Si esce molto turbati, da questo Stiffelio. Innanzitutto per essere stati dalla parte della folla: come nella tragedia greca, siamo coro. Anche la struttura del teatro, a emiciclo, enfatizza la memoria. Tutto si svolge nella platea, cioè nell’orchestra, nel luogo dove ci si muove. La vera orchestra, quella del Comunale di Bologna, diretta da Guillermo Garcia Calvo, sta in fondo, dove dovrebbe essere la scena. Galleggia sopra le nostre teste fino alla fine dell’opera, quando si trasforma in un magico organo, solenne e trionfale, al quale con un colpo di genio Verdi affida la conclusione. Ma in Stiffelio l’invenzione è soprattutto nelle voci: e non è invenzione gratuita, giusto per sopravanzare Rossini, per sovvertire un modello usurato di belcanto. Verdi inventa per fare teatro. Per portare contenuti urticanti, scabrosi, attuali. E qui Vick ha assolutamente ragione: l’opera non è mai maniera, effetto, decorazione. L’opera è vita.
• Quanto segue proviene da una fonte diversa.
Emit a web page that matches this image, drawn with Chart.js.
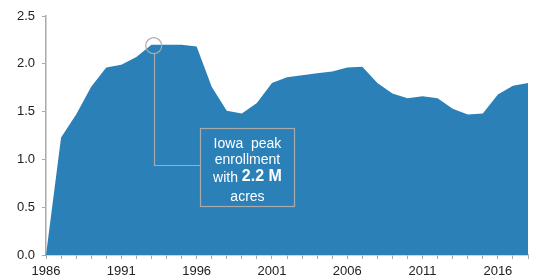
<!DOCTYPE html>
<html>
<head>
<meta charset="utf-8">
<script src="https://cdn.jsdelivr.net/npm/chart.js@4/dist/chart.umd.min.js"></script>
<style>
html,body{margin:0;padding:0;background:#fff;}
#wrap{width:537px;height:278px;position:relative;}
</style>
</head>
<body>
<div id="wrap"><canvas id="c" width="537" height="278"></canvas></div>
<script>
const years = [1986,1987,1988,1989,1990,1991,1992,1993,1994,1995,1996,1997,1998,1999,2000,2001,2002,2003,2004,2005,2006,2007,2008,2009,2010,2011,2012,2013,2014,2015,2016,2017,2018];
const enrollment = [0.0,1.23,1.47,1.76,1.96,1.99,2.07,2.20,2.20,2.20,2.18,1.76,1.51,1.48,1.59,1.80,1.86,1.88,1.90,1.92,1.96,1.97,1.80,1.69,1.64,1.66,1.64,1.53,1.47,1.48,1.68,1.77,1.80];
const yTicks = [0,0.5,1.0,1.5,2.0,2.5];
const xLabelYears = [1986,1991,1996,2001,2006,2011,2016];
const peakYear = 1993;
const peakValue = 2.2;

const FONT = '"Liberation Sans", Arial, sans-serif';
const GREY = '#aaaaaa';

const annotationPlugin = {
  id: 'peakNote',
  afterDatasetsDraw(chart) {
    const ctx = chart.ctx;
    const xs = chart.scales.x, ys = chart.scales.y;
    const cx = xs.getPixelForValue(peakYear + 0.15);
    const cy = ys.getPixelForValue(peakValue - 0.01);
    const r = 8;
    const lineY = ys.getPixelForValue(0.94);
    const bx0 = xs.getPixelForValue(1996.25), bx1 = xs.getPixelForValue(2002.5);
    const by0 = ys.getPixelForValue(1.33), by1 = ys.getPixelForValue(0.51);
    ctx.save();
    ctx.strokeStyle = GREY;
    ctx.lineWidth = 1.2;
    ctx.beginPath();
    ctx.arc(cx, cy, r, 0, Math.PI*2);
    ctx.stroke();
    ctx.beginPath();
    ctx.moveTo(Math.round(cx)+0.5, cy + r);
    ctx.lineTo(Math.round(cx)+0.5, Math.round(lineY)+0.5);
    ctx.lineTo(bx0, Math.round(lineY)+0.5);
    ctx.stroke();
    ctx.strokeRect(Math.round(bx0)+0.5, Math.round(by0)+0.5, Math.round(bx1-bx0), Math.round(by1-by0));
    // text
    ctx.fillStyle = '#ffffff';
    ctx.textBaseline = 'middle';
    ctx.textAlign = 'center';
    const mid = (bx0 + bx1) / 2;
    const top = by0;
    ctx.font = '14px ' + FONT;
    ctx.fillText('Iowa  peak', mid, top + 16);
    ctx.fillText('enrollment', mid, top + 32);
    const p1 = 'with ';
    ctx.font = '14px ' + FONT;
    const w1 = ctx.measureText(p1).width;
    ctx.font = 'bold 16px ' + FONT;
    const p2 = '2.2 M';
    const w2 = ctx.measureText(p2).width;
    const sx = mid - (w1 + w2) / 2;
    ctx.textAlign = 'left';
    ctx.font = '14px ' + FONT;
    ctx.fillText(p1, sx, top + 50);
    ctx.font = 'bold 16px ' + FONT;
    ctx.fillText(p2, sx + w1, top + 49);
    ctx.textAlign = 'center';
    ctx.font = '14px ' + FONT;
    ctx.fillText('acres', mid, top + 69);
    ctx.restore();
  }
};

new Chart(document.getElementById('c'), {
  type: 'line',
  data: {
    datasets: [{
      data: years.map((y, i) => ({x: y, y: enrollment[i]})),
      fill: 'origin',
      backgroundColor: '#2c80b8',
      borderColor: '#2c80b8',
      borderWidth: 0,
      pointRadius: 0,
      tension: 0
    }]
  },
  options: {
    responsive: false,
    animation: false,
    layout: { padding: { top: 16, right: 9, left: 0, bottom: 0 } },
    plugins: { legend: { display: false }, tooltip: { enabled: false } },
    scales: {
      x: {
        type: 'linear',
        min: years[0],
        max: years[years.length - 1],
        afterBuildTicks(scale) {
          scale.ticks = years.map(v => ({value: v}));
        },
        afterFit(scale) { scale.height = 23; },
        ticks: {
          autoSkip: false,
          maxRotation: 0,
          padding: 5,
          color: '#222',
          font: { family: FONT, size: 13 },
          callback: v => xLabelYears.includes(v) ? String(v) : ''
        },
        grid: { drawOnChartArea: false, drawTicks: true, tickLength: 4, color: GREY, lineWidth: 1 },
        border: { display: true, color: GREY, width: 1.5 }
      },
      y: {
        min: 0,
        max: 2.5,
        afterBuildTicks(scale) {
          scale.ticks = yTicks.map(v => ({value: v}));
        },
        afterFit(scale) { scale.width = 46; },
        ticks: {
          padding: 7,
          color: '#222',
          font: { family: FONT, size: 13 },
          callback: v => Number(v).toFixed(1)
        },
        grid: { drawOnChartArea: false, drawTicks: true, tickLength: 4, color: GREY, lineWidth: 1 },
        border: { display: true, color: GREY, width: 1.5 }
      }
    }
  },
  plugins: [annotationPlugin]
});
</script>
</body>
</html>
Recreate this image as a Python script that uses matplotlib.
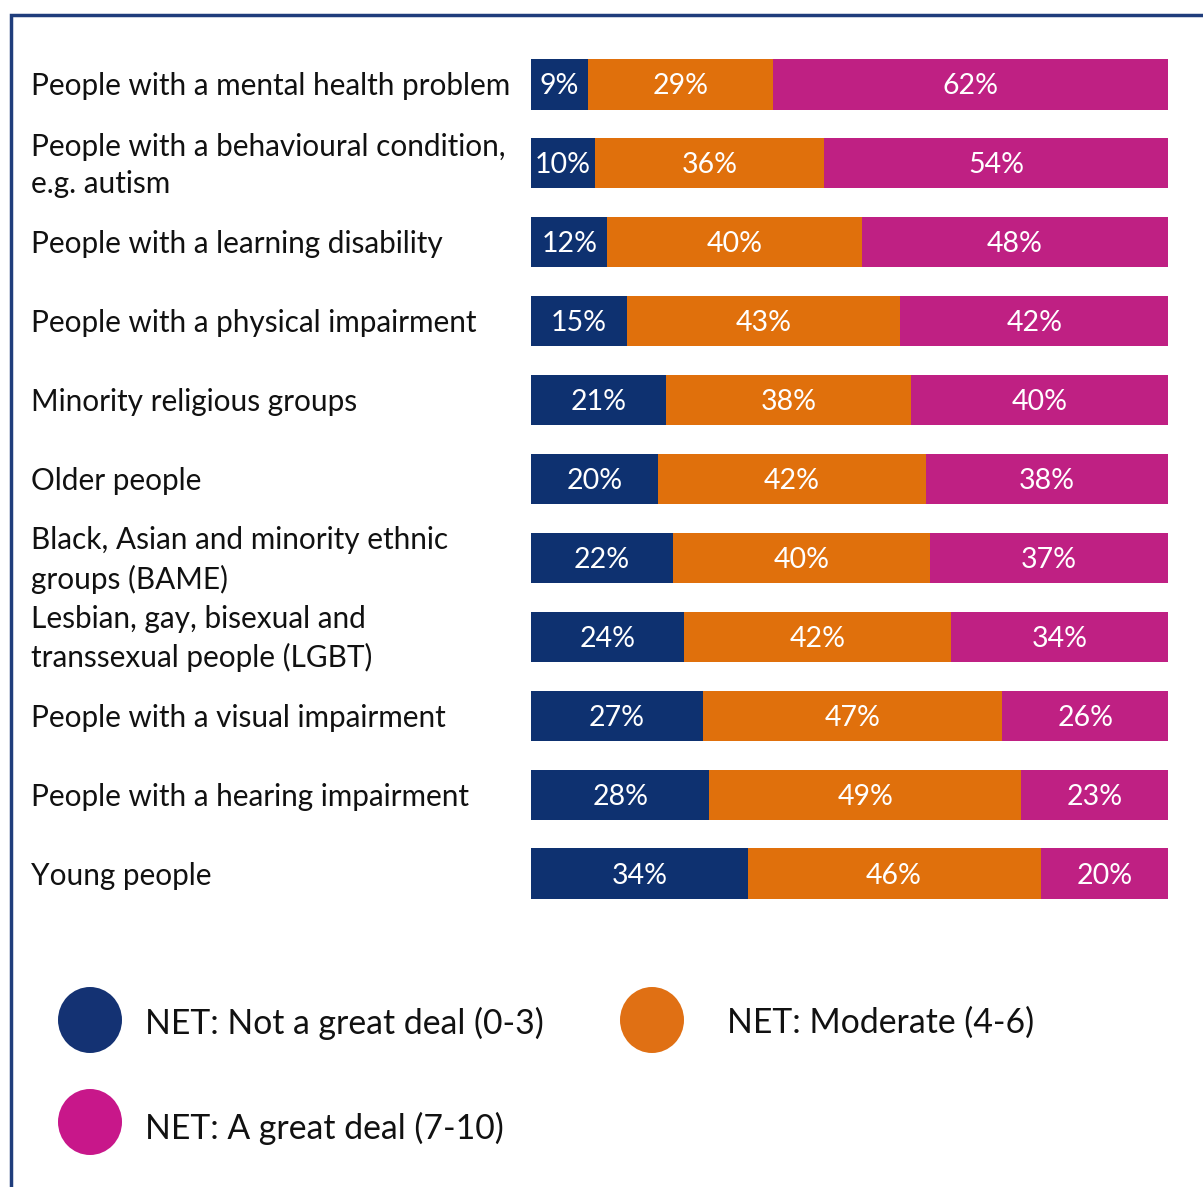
import matplotlib

matplotlib.use("Agg")
import matplotlib.pyplot as plt
import numpy as np
from matplotlib.lines import Line2D
from matplotlib.patches import Ellipse, Rectangle
from matplotlib.transforms import blended_transform_factory, offset_copy

plt.rcParams["font.family"] = ["Lato", "DejaVu Sans"]

groups = [
    "People with a mental health problem",
    "People with a behavioural condition,\ne.g. autism",
    "People with a learning disability",
    "People with a physical impairment",
    "Minority religious groups",
    "Older people",
    "Black, Asian and minority ethnic\ngroups (BAME)",
    "Lesbian, gay, bisexual and\ntranssexual people (LGBT)",
    "People with a visual impairment",
    "People with a hearing impairment",
    "Young people",
]
not_great = [9, 10, 12, 15, 21, 20, 22, 24, 27, 28, 34]
moderate = [29, 36, 40, 43, 38, 42, 40, 42, 47, 49, 46]
great_deal = [62, 54, 48, 42, 40, 38, 37, 34, 26, 23, 20]

series_names = [
    "NET: Not a great deal (0-3)",
    "NET: Moderate (4-6)",
    "NET: A great deal (7-10)",
]
bar_colors = ["#0E3170", "#E0700C", "#BF2083"]
dot_colors = ["#143273", "#E07014", "#C8178A"]

W, H = 1203, 1187
fig = plt.figure(figsize=(W / 100, H / 100), dpi=100)


def px(x0, y0, x1, y1):
    # pixel box (top-left origin) -> figure fraction rect
    return [x0 / W, 1 - y1 / H, (x1 - x0) / W, (y1 - y0) / H]


ax = fig.add_axes(px(531, 45, 1168, 913))
values = np.array([not_great, moderate, great_deal], dtype=float)
# rows that round to 99 still fill the full bar width
shares = values / values.sum(axis=0) * 100
y = np.arange(len(groups))
left = np.zeros(len(groups))
bar_label_tf = offset_copy(ax.transData, fig=fig, y=-2, units="dots")
for s in range(3):
    ax.barh(y, shares[s], left=left, height=0.635, color=bar_colors[s],
            edgecolor="none")
    for i in range(len(groups)):
        ax.text(left[i] + shares[s][i] / 2, y[i], f"{values[s][i]:.0f}%",
                ha="center", va="center", color="white", fontsize=20.5,
                transform=bar_label_tf)
    left += shares[s]

ax.set_xlim(0, 100)
ax.set_ylim(len(groups) - 0.5, -0.5)
ax.axis("off")

label_tf = offset_copy(blended_transform_factory(fig.transFigure, ax.transData),
                       fig=fig, y=-2, units="dots")
for i, name in enumerate(groups):
    fig.text(31 / W, y[i], name, transform=label_tf, ha="left", va="center",
             fontsize=21.4, color="#111111", linespacing=1.42)

# legend drawn as dots plus text in figure pixels
leg = fig.add_axes([0, 0, 1, 1])
leg.set_xlim(0, W)
leg.set_ylim(H, 0)
leg.axis("off")
dot_pos = [(90, 1020), (652, 1020), (90, 1122)]
text_pos = [(145, 1023), (727, 1023), (145, 1128)]
text_clip = Rectangle((0, 0), W, 1145, transform=leg.transData)
for (cx, cy), (tx, ty), name, col in zip(dot_pos, text_pos, series_names,
                                          dot_colors):
    leg.add_patch(Ellipse((cx, cy), 64, 66, color=col, lw=0))
    t = leg.text(tx, ty, name, ha="left", va="center", fontsize=24.3,
                 color="#111111")
    t.set_clip_path(text_clip)

# frame line along the left and top edges
leg.add_line(Line2D([11, 11, W], [H, 15, 15], color="#1F3D7C", lw=2.5,
                    solid_joinstyle="miter"))

fig.savefig("out.png", dpi=100, facecolor="white")
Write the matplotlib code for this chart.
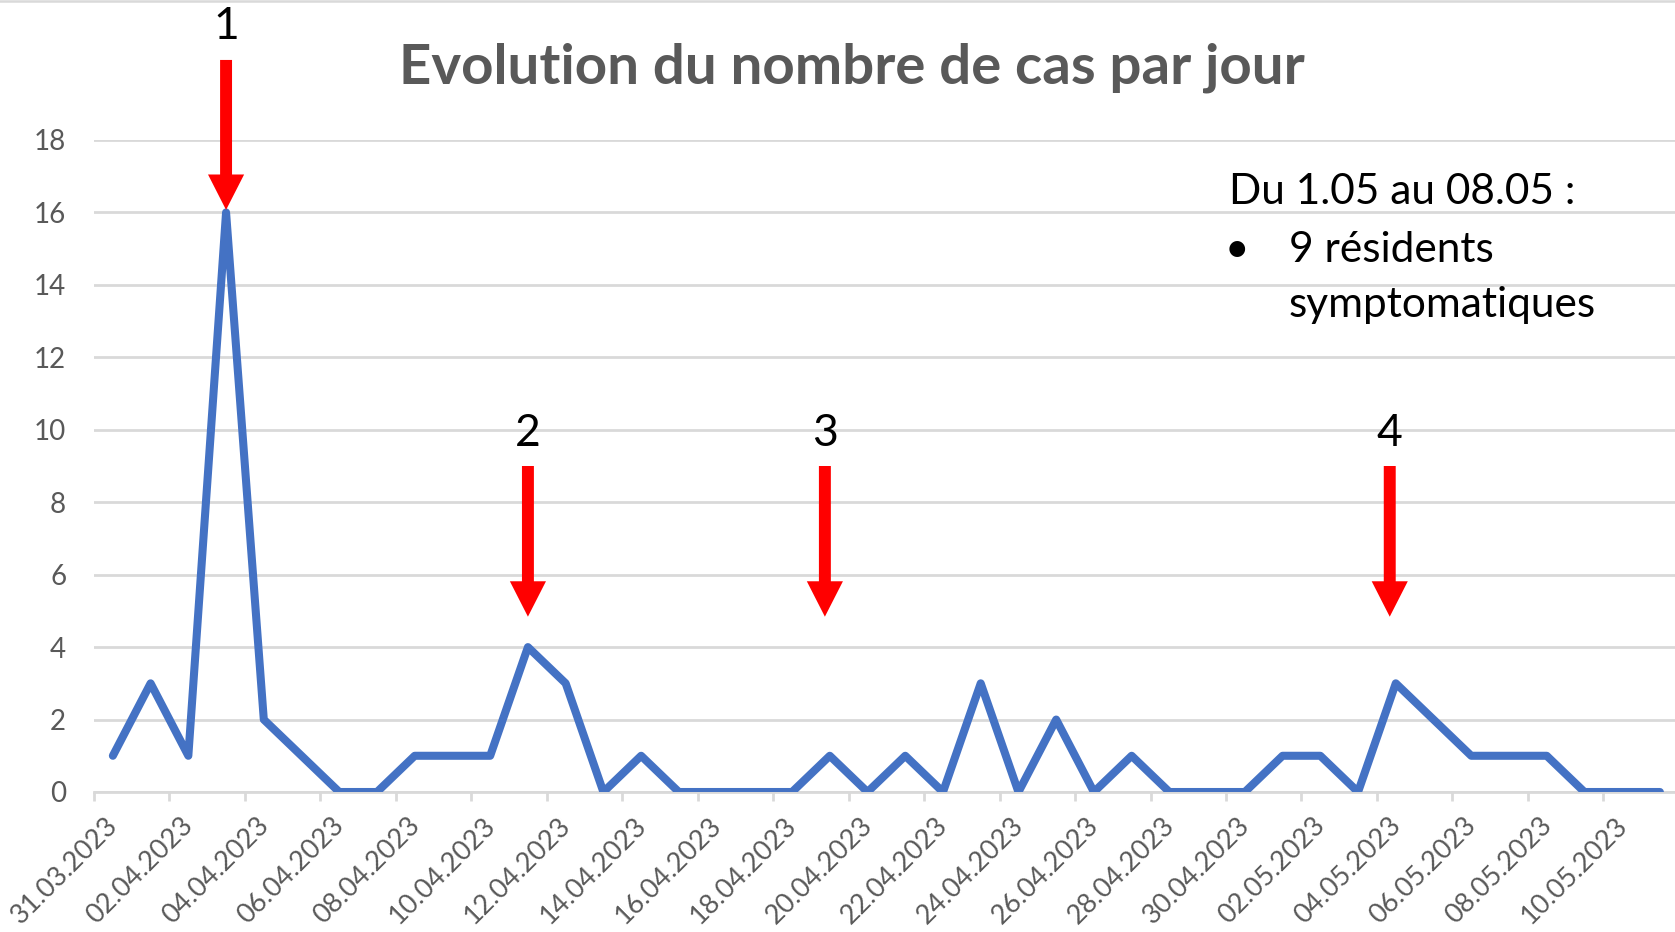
import numpy as np
import pandas as pd
import matplotlib
matplotlib.use('Agg')
import matplotlib.pyplot as plt
from matplotlib.patches import FancyArrowPatch, ArrowStyle
from matplotlib.lines import Line2D
import matplotlib.transforms as mtransforms

# ---------------- data ----------------
dates = pd.date_range('2023-03-31', '2023-05-11', freq='D')
date_labels = [d.strftime('%d.%m.%Y') for d in dates]
cas = [1, 3, 1, 16, 2, 1, 0, 0, 1, 1,
       1, 4, 3, 0, 1, 0, 0, 0, 0, 1,
       0, 1, 0, 3, 0, 2, 0, 1, 0, 0,
       0, 1, 1, 0, 3, 2, 1, 1, 1, 0,
       0, 0]
yticks = list(range(0, 20, 2))
title = "Evolution du nombre de cas par jour"

arrow_labels = ['1', '2', '3', '4']
arrow_x = [3, 11, 18.87, 33.84]
arrow_tail = [20.21, 9.0, 9.0, 9.0]
arrow_tip = [16.07, 4.84, 4.84, 4.84]
label_base = [20.78, 9.55, 9.55, 9.55]

note_title = "Du 1.05 au 08.05 :"
note_items = ["9 résidents", "symptomatiques"]

# ---------------- style ----------------
GRAY = '#595959'
GRID = '#d9d9d9'
BLUE = '#4472C4'
FONT = 'Lato'

W, H = 1675, 932
fig = plt.figure(figsize=(W / 100, H / 100), dpi=100)
fig.patch.set_facecolor('white')

ax_left = 94 / W
ax_bottom = 1 - 792 / H
ax_top = 1 - 140 / H
ax = fig.add_axes([ax_left, ax_bottom, 1 - ax_left, ax_top - ax_bottom])

x = np.arange(len(cas))
ax.plot(x, cas, color=BLUE, lw=5.8, solid_joinstyle='round',
        solid_capstyle='round', zorder=3)

ax.set_xlim(-0.5, 41.4)
ax.set_ylim(0, 18)

for s in ['top', 'right', 'left']:
    ax.spines[s].set_visible(False)
ax.spines['bottom'].set_color(GRID)
ax.spines['bottom'].set_linewidth(2)
ax.spines['bottom'].set_zorder(1)

ax.set_yticks(yticks)
ax.set_yticklabels([str(v) for v in yticks], fontsize=20, color=GRAY,
                   family=FONT)
ax.tick_params(axis='y', length=0, pad=20)
ax.yaxis.grid(True, color=GRID, lw=2, zorder=0)
ax.set_axisbelow(True)

major = list(range(0, len(cas), 2))
ax.set_xticks(major)
ax.set_xticklabels([date_labels[i] for i in major], fontsize=19.5, color=GRAY,
                   family=FONT, rotation=45, ha='right', va='center',
                   rotation_mode='anchor')
ax.tick_params(axis='x', which='major', length=0, pad=21)
ax.set_xticks(np.arange(-0.5, 41.4, 2), minor=True)
ax.tick_params(axis='x', which='minor', length=6.5, width=2, color=GRID,
               direction='out')
offset = mtransforms.ScaledTranslation(1 / 100, 0, fig.dpi_scale_trans)
for lab in ax.get_xticklabels():
    lab.set_transform(lab.get_transform() + offset)

# arrows & numbers
style = ArrowStyle.Simple(head_length=25.5, head_width=26, tail_width=8.6)
for lx, t0, t1, lb, txt in zip(arrow_x, arrow_tail, arrow_tip, label_base,
                               arrow_labels):
    p = FancyArrowPatch((lx, t0), (lx, t1), arrowstyle=style,
                        mutation_scale=1, color='#ff0000', lw=0,
                        shrinkA=0, shrinkB=0, zorder=5)
    p.set_clip_on(False)
    ax.add_patch(p)
    ax.text(lx, lb, txt, ha='center', va='baseline', fontsize=32,
            color='black', family=FONT, zorder=6)

# title
fig.text(852 / W, 1 - 83.3 / H, title, ha='center', va='baseline',
         fontsize=40.6, fontweight='bold', color=GRAY, family=FONT)

# note
NS = 30.5
fig.text(1229 / W, 1 - 204 / H, note_title, ha='left', va='baseline',
         fontsize=NS, color='black', family=FONT)
fig.text(1237 / W, 1 - 262 / H, '•', ha='center', va='baseline',
         fontsize=NS, color='black', family=FONT)
fig.text(1289 / W, 1 - 262 / H, note_items[0], ha='left', va='baseline',
         fontsize=NS, color='black', family=FONT)
fig.text(1289 / W, 1 - 317 / H, note_items[1], ha='left', va='baseline',
         fontsize=NS, color='black', family=FONT)

# top border
fig.add_artist(Line2D([0, 1], [1 - 1.2 / H, 1 - 1.2 / H], color=GRID, lw=1.8,
                      transform=fig.transFigure))

fig.savefig('out.png', dpi=100, facecolor='white')
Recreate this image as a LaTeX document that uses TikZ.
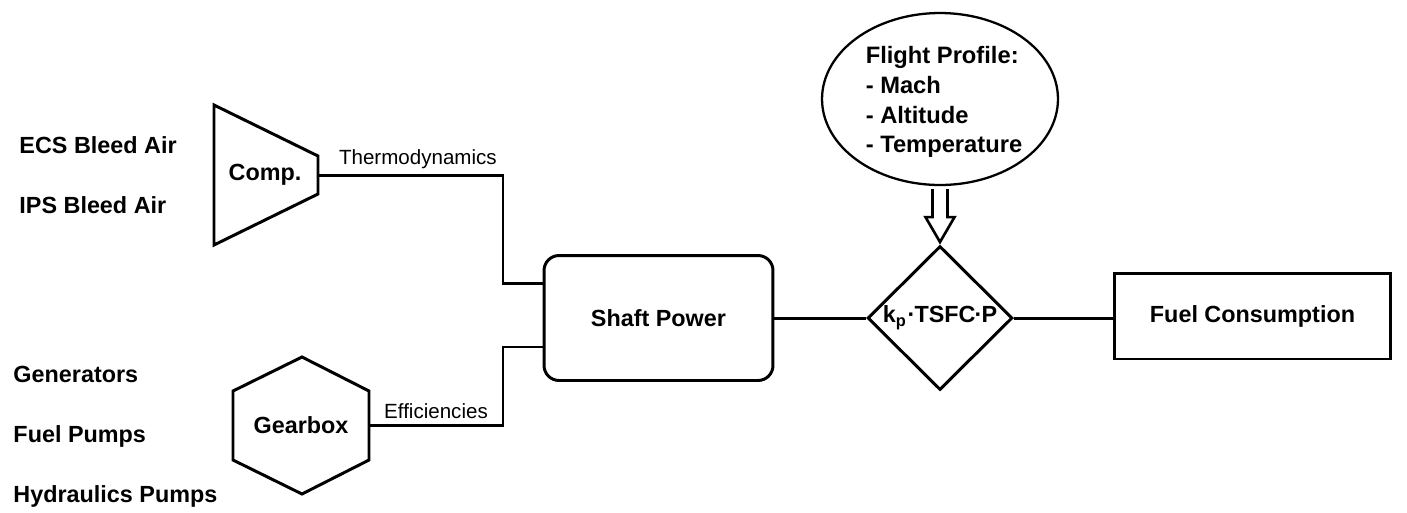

Con finezza storica, per una vicenda di religione, viene recuperato il teatro sacro medioevale, a stazioni. I carri di ieri diventano piattaforme mobili, leggermente più alte degli spettatori, che scivolano tra la massa, obbligandola a muoversi, a ricomporsi. Ogni spostamento crea una scena. Due letti, una croce, un tavolino, gli unici arredi, come gli abiti firmati da Mauro Tinti. Ogni scena parla, diretta, vicina. I cantanti ti guardano. Non recitano, sono. Francesco Landolfi è un padre viscido, ex-militare attaccato alla croce di guerra: vuole la figlia come una bambola, le stacca la testa. Luciano Ganci e Maria Katzarava formano una coppia di opposti: lei formosa e sensuale, eroica; lui azzimato, fragile. A Giovanni Sala basta sfilarsi la maglietta per essere seduttore. Ogni gesto diventa più impudico, ogni goccia di sudore puro dramma. Il nuovo corso del Festival Verdi parte da qui.